C to Spin Conversion issue
Greg LaPolla
Posts: 320
P is a pointer to a variable of type long (int32_t in c)
Sensor reading at idle puts out readings between 2_300 - 2_500
after a few iterations this routine is returning values above 100_000
I have tried using x.long and x.word but that doesn't seem to help at all.
In the C version they typecast x as long but in this case its already a long in the spin2 version
Here is the original C Code
// Average DC Estimator static int16_t averageDCEstimator(int32_t *p, uint16_t x) { *p += ((((long) x << 15) - *p) >> 4); return (*p >> 15); }
Here is the spin2 code
PUB averageDCEstimator(p, x): result long[p] += (((x << 15) - long[p]) >> 4) result := (long[p] >> 15) return result
Comments
Maybe that right shift of 4 needs to be an arithmetic shift in Spin?
I don't know what C does with pointers as I program mainly in Pascal - Pascal does pointer arithmetic such as if you add 1 to the pointer, it points to the next long.
In Spin you have to add 4 to the "pointer" to point to the next long
I would assume that would equate to a divide by 16 ?
Kindof, but arithmetic right shift and signed division have different rounding behavior for negative numbers.
In Spin 1 the arithmetic right shift operator is "~>". Hopefully Spin 2 has the same operator.
No, that would be too easy
The operator is now: SAR
Andy
Wonder if it would be better to have the default shift in Spin2 be arithmetic...
Being as the usual variables are signed...
Looks like C automatically decides for you which shift to use.
Right shifts in C depends on the sign attribute of the value that is being shifted. A signed value uses a signed shift, and an unsigned value uses an unsigned shift. In Spin, the type of shift is based entirely on the operator that is used. I suppose the ">>" operator could have been defined as a signed shift, but Chips chose to make it unsigned.
So divide by 16 works as well as SAR 4.
Thanks for the input
They both do similar things, but you will get slightly different results for negative numbers. (-1 SAR 4) will be -1, and (-1/16) will be zero. Also, a divide requires more cycles than a shift.

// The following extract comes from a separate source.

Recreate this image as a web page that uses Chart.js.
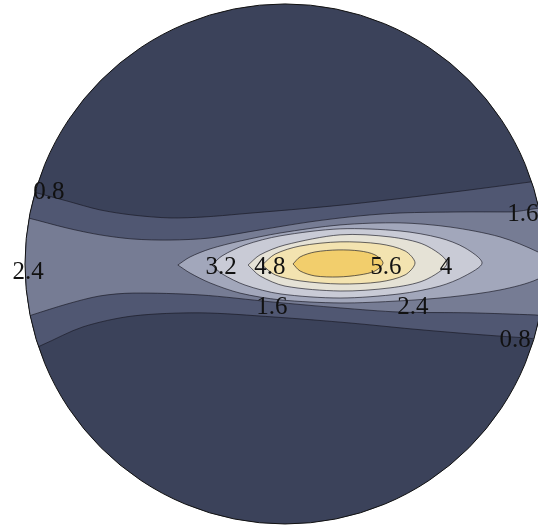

It would be more accurate to round by adding half of the shift amount before shifting down, but then you'll get different results than the Spin code produces. So for a shift of 4 you would first add 2^3 = 8, and for a shift of 15 you would add 2^14 = 16384. However, if the Spin code works fine without rounding I wouldn't bother with rounding in the C code.
No, divide by 16 is the same as SAR 4 only for positive numbers. For negative numbers they are different. Use SAR 4, it's much faster than divide anyway.